* BEGIN PROVIDED MATERIAL *
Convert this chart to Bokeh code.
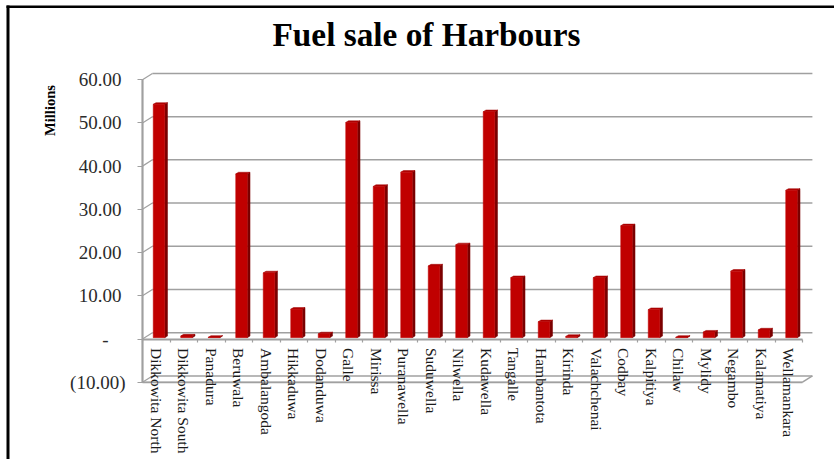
from bokeh.plotting import figure
from bokeh.models import LinearAxis, FixedTicker, Range1d, Label
from bokeh.embed import file_html
from bokeh.resources import INLINE

harbours = ["Dikkowita North", "Dikkowita South", "Panadura", "Beruwala", "Ambalangoda", "Hikkaduwa",
            "Dodanduwa", "Galle", "Mirissa", "Puranawella", "Suduwella", "Nilwella", "Kudawella",
            "Tangalle", "Hambantota", "Kirinda", "Valachchenai", "Codbay", "Kalpitiya", "Chilaw",
            "Mylidy", "Negambo", "Kalamatiya", "Wellamankara"]
fuel_sale = [54.0, 0.4, 0.1, 37.9, 15.0, 6.6, 0.9, 49.8, 35.0, 38.3, 16.6, 21.5, 52.3,
             13.9, 3.7, 0.3, 13.9, 25.9, 6.5, 0.1, 1.3, 15.4, 1.8, 34.1]
y_ticks = [-10, 0, 10, 20, 30, 40, 50, 60]
y_labels = ["(10.00)", "-", "10.00", "20.00", "30.00", "40.00", "50.00", "60.00"]

W, H = 834, 459
PX_X, PX_Y = 27.5, 4.322     # pixels per category, pixels per unit
X0, Y0 = 142, 338.5          # canvas position of the data origin
def dx(px): return (px - X0) / PX_X
def dy(px): return (Y0 - px) / PX_Y

GRID = "#a0a0a0"
SERIF = "Liberation Serif"
DX, DY = 0.36, 1.45          # depth of the 3-D box, in data units
B0, B1 = 0.39, 0.81          # bar front within its category
BD, BH = 0.10, 0.38          # bar depth
BASE = 0.3                   # bars stand a little behind the front edge
n = len(harbours)

p = figure(width=W, height=H, output_backend="svg", toolbar_location=None,
           x_axis_type=None, y_axis_type=None,
           x_range=Range1d(dx(0), dx(W)), y_range=Range1d(dy(H), dy(0)),
           min_border=0, outline_line_color=None, background_fill_color="white", border_fill_color="white")
p.styles = {"position": "absolute", "left": "0", "top": "0"}
p.grid.visible = False

# page frame, top and left
p.quad(left=[dx(6), dx(6)], right=[dx(9), dx(W)], top=[dy(5), dy(5)], bottom=[dy(H), dy(7.5)],
       fill_color="black", line_color=None)

# back wall lines, floor and the small diagonals of the 3-D box
p.segment([DX] * len(y_ticks), [v + DY for v in y_ticks], [n + DX] * len(y_ticks), [v + DY for v in y_ticks],
          line_color=GRID, line_width=1.5)
p.segment([0] * len(y_ticks), y_ticks, [DX] * len(y_ticks), [v + DY for v in y_ticks],
          line_color=GRID, line_width=1.2)
p.segment([0, n], [-10, -10], [n, n + DX], [-10, -10 + DY], line_color=GRID, line_width=1.5)

# bars: side, top, front
side_x, side_y, top_x, top_y = [], [], [], []
for i, v in enumerate(fuel_sale):
    x1, x0 = i + B1, i + B0
    y0, y1 = BASE, v + BASE
    side_x.append([x1, x1 + BD, x1 + BD, x1])
    side_y.append([y0, y0 + BH, y1 + BH, y1])
    top_x.append([x0, x0 + BD, x1 + BD, x1])
    top_y.append([y1, y1 + BH, y1 + BH, y1])
p.patches(side_x, side_y, fill_color="#7a0000", line_color="#7a0000", line_width=0.5)
p.patches(top_x, top_y, fill_color="#b00000", line_color="#a00000", line_width=0.5)
p.quad(left=[i + B0 for i in range(n)], right=[i + B1 for i in range(n)],
       bottom=[BASE] * n, top=[v + BASE for v in fuel_sale],
       fill_color="#c00000", line_color="#c00000", line_width=0.5)

# value axes: the accounting format of the labels shifts them differently
for ticks, standoff in (([t for t in y_ticks if t > 0], 16), ([0], 29), ([-10], 12)):
    ax = LinearAxis(ticker=FixedTicker(ticks=ticks), fixed_location=0, bounds=(-10, 60),
                    major_label_overrides={t: y_labels[y_ticks.index(t)] for t in ticks},
                    major_label_standoff=standoff, major_label_text_font=SERIF,
                    major_label_text_font_size="19px", major_label_text_color="#2b2b2b",
                    axis_line_color=GRID, axis_line_width=1.5,
                    major_tick_line_color=GRID, major_tick_line_width=1.2,
                    major_tick_out=5, major_tick_in=0, minor_tick_line_color=None)
    p.add_layout(ax, "left")

# category axes: boundaries get ticks, centres get names
bounds_axis = LinearAxis(ticker=FixedTicker(ticks=list(range(n + 1))), fixed_location=0, bounds=(0, n),
                         major_label_text_color=None, axis_line_color=GRID, axis_line_width=2,
                         major_tick_line_color=GRID, major_tick_line_width=1.2,
                         major_tick_out=3, major_tick_in=0, minor_tick_line_color=None)
p.add_layout(bounds_axis, "below")
floor_axis = LinearAxis(ticker=FixedTicker(ticks=[]), fixed_location=-10, bounds=(0, n),
                        axis_line_color=GRID, axis_line_width=1.5,
                        major_tick_line_color=None, minor_tick_line_color=None)
p.add_layout(floor_axis, "below")
names_axis = LinearAxis(ticker=FixedTicker(ticks=[i + 0.5 for i in range(n)]), fixed_location=0,
                        major_label_overrides={i + 0.5: h for i, h in enumerate(harbours)},
                        major_label_orientation="vertical", major_label_standoff=3,
                        major_label_text_font=SERIF, major_label_text_font_size="15.5px",
                        major_label_text_color="#1a1a1a", axis_line_color=None,
                        major_tick_line_color=None, minor_tick_line_color=None)
p.add_layout(names_axis, "below")

p.add_layout(Label(x=dx(49), y=dy(110), text="Millions", angle=90, angle_units="deg",
                   text_font=SERIF, text_font_size="14.6px", text_font_style="bold",
                   text_align="center", text_baseline="middle", text_color="#000000"))
p.add_layout(Label(x=dx(426), y=dy(34), text="Fuel sale of Harbours",
                   text_font=SERIF, text_font_size="33.3px", text_font_style="bold",
                   text_align="center", text_baseline="middle", text_color="#000000"))

open("out.html", "w").write(file_html(p, INLINE))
* END PROVIDED MATERIAL *
Write out the listing above exactly as it stands, pictures excluded.

= FULL SOLUTION =
Convert this chart to Bokeh code.
from bokeh.plotting import figure
from bokeh.models import LinearAxis, FixedTicker, Range1d, Label
from bokeh.embed import file_html
from bokeh.resources import INLINE

harbours = ["Dikkowita North", "Dikkowita South", "Panadura", "Beruwala", "Ambalangoda", "Hikkaduwa",
            "Dodanduwa", "Galle", "Mirissa", "Puranawella", "Suduwella", "Nilwella", "Kudawella",
            "Tangalle", "Hambantota", "Kirinda", "Valachchenai", "Codbay", "Kalpitiya", "Chilaw",
            "Mylidy", "Negambo", "Kalamatiya", "Wellamankara"]
fuel_sale = [54.0, 0.4, 0.1, 37.9, 15.0, 6.6, 0.9, 49.8, 35.0, 38.3, 16.6, 21.5, 52.3,
             13.9, 3.7, 0.3, 13.9, 25.9, 6.5, 0.1, 1.3, 15.4, 1.8, 34.1]
y_ticks = [-10, 0, 10, 20, 30, 40, 50, 60]
y_labels = ["(10.00)", "-", "10.00", "20.00", "30.00", "40.00", "50.00", "60.00"]

W, H = 834, 459
PX_X, PX_Y = 27.5, 4.322     # pixels per category, pixels per unit
X0, Y0 = 142, 338.5          # canvas position of the data origin
def dx(px): return (px - X0) / PX_X
def dy(px): return (Y0 - px) / PX_Y

GRID = "#a0a0a0"
SERIF = "Liberation Serif"
DX, DY = 0.36, 1.45          # depth of the 3-D box, in data units
B0, B1 = 0.39, 0.81          # bar front within its category
BD, BH = 0.10, 0.38          # bar depth
BASE = 0.3                   # bars stand a little behind the front edge
n = len(harbours)

p = figure(width=W, height=H, output_backend="svg", toolbar_location=None,
           x_axis_type=None, y_axis_type=None,
           x_range=Range1d(dx(0), dx(W)), y_range=Range1d(dy(H), dy(0)),
           min_border=0, outline_line_color=None, background_fill_color="white", border_fill_color="white")
p.styles = {"position": "absolute", "left": "0", "top": "0"}
p.grid.visible = False

# page frame, top and left
p.quad(left=[dx(6), dx(6)], right=[dx(9), dx(W)], top=[dy(5), dy(5)], bottom=[dy(H), dy(7.5)],
       fill_color="black", line_color=None)

# back wall lines, floor and the small diagonals of the 3-D box
p.segment([DX] * len(y_ticks), [v + DY for v in y_ticks], [n + DX] * len(y_ticks), [v + DY for v in y_ticks],
          line_color=GRID, line_width=1.5)
p.segment([0] * len(y_ticks), y_ticks, [DX] * len(y_ticks), [v + DY for v in y_ticks],
          line_color=GRID, line_width=1.2)
p.segment([0, n], [-10, -10], [n, n + DX], [-10, -10 + DY], line_color=GRID, line_width=1.5)

# bars: side, top, front
side_x, side_y, top_x, top_y = [], [], [], []
for i, v in enumerate(fuel_sale):
    x1, x0 = i + B1, i + B0
    y0, y1 = BASE, v + BASE
    side_x.append([x1, x1 + BD, x1 + BD, x1])
    side_y.append([y0, y0 + BH, y1 + BH, y1])
    top_x.append([x0, x0 + BD, x1 + BD, x1])
    top_y.append([y1, y1 + BH, y1 + BH, y1])
p.patches(side_x, side_y, fill_color="#7a0000", line_color="#7a0000", line_width=0.5)
p.patches(top_x, top_y, fill_color="#b00000", line_color="#a00000", line_width=0.5)
p.quad(left=[i + B0 for i in range(n)], right=[i + B1 for i in range(n)],
       bottom=[BASE] * n, top=[v + BASE for v in fuel_sale],
       fill_color="#c00000", line_color="#c00000", line_width=0.5)

# value axes: the accounting format of the labels shifts them differently
for ticks, standoff in (([t for t in y_ticks if t > 0], 16), ([0], 29), ([-10], 12)):
    ax = LinearAxis(ticker=FixedTicker(ticks=ticks), fixed_location=0, bounds=(-10, 60),
                    major_label_overrides={t: y_labels[y_ticks.index(t)] for t in ticks},
                    major_label_standoff=standoff, major_label_text_font=SERIF,
                    major_label_text_font_size="19px", major_label_text_color="#2b2b2b",
                    axis_line_color=GRID, axis_line_width=1.5,
                    major_tick_line_color=GRID, major_tick_line_width=1.2,
                    major_tick_out=5, major_tick_in=0, minor_tick_line_color=None)
    p.add_layout(ax, "left")

# category axes: boundaries get ticks, centres get names
bounds_axis = LinearAxis(ticker=FixedTicker(ticks=list(range(n + 1))), fixed_location=0, bounds=(0, n),
                         major_label_text_color=None, axis_line_color=GRID, axis_line_width=2,
                         major_tick_line_color=GRID, major_tick_line_width=1.2,
                         major_tick_out=3, major_tick_in=0, minor_tick_line_color=None)
p.add_layout(bounds_axis, "below")
floor_axis = LinearAxis(ticker=FixedTicker(ticks=[]), fixed_location=-10, bounds=(0, n),
                        axis_line_color=GRID, axis_line_width=1.5,
                        major_tick_line_color=None, minor_tick_line_color=None)
p.add_layout(floor_axis, "below")
names_axis = LinearAxis(ticker=FixedTicker(ticks=[i + 0.5 for i in range(n)]), fixed_location=0,
                        major_label_overrides={i + 0.5: h for i, h in enumerate(harbours)},
                        major_label_orientation="vertical", major_label_standoff=3,
                        major_label_text_font=SERIF, major_label_text_font_size="15.5px",
                        major_label_text_color="#1a1a1a", axis_line_color=None,
                        major_tick_line_color=None, minor_tick_line_color=None)
p.add_layout(names_axis, "below")

p.add_layout(Label(x=dx(49), y=dy(110), text="Millions", angle=90, angle_units="deg",
                   text_font=SERIF, text_font_size="14.6px", text_font_style="bold",
                   text_align="center", text_baseline="middle", text_color="#000000"))
p.add_layout(Label(x=dx(426), y=dy(34), text="Fuel sale of Harbours",
                   text_font=SERIF, text_font_size="33.3px", text_font_style="bold",
                   text_align="center", text_baseline="middle", text_color="#000000"))

open("out.html", "w").write(file_html(p, INLINE))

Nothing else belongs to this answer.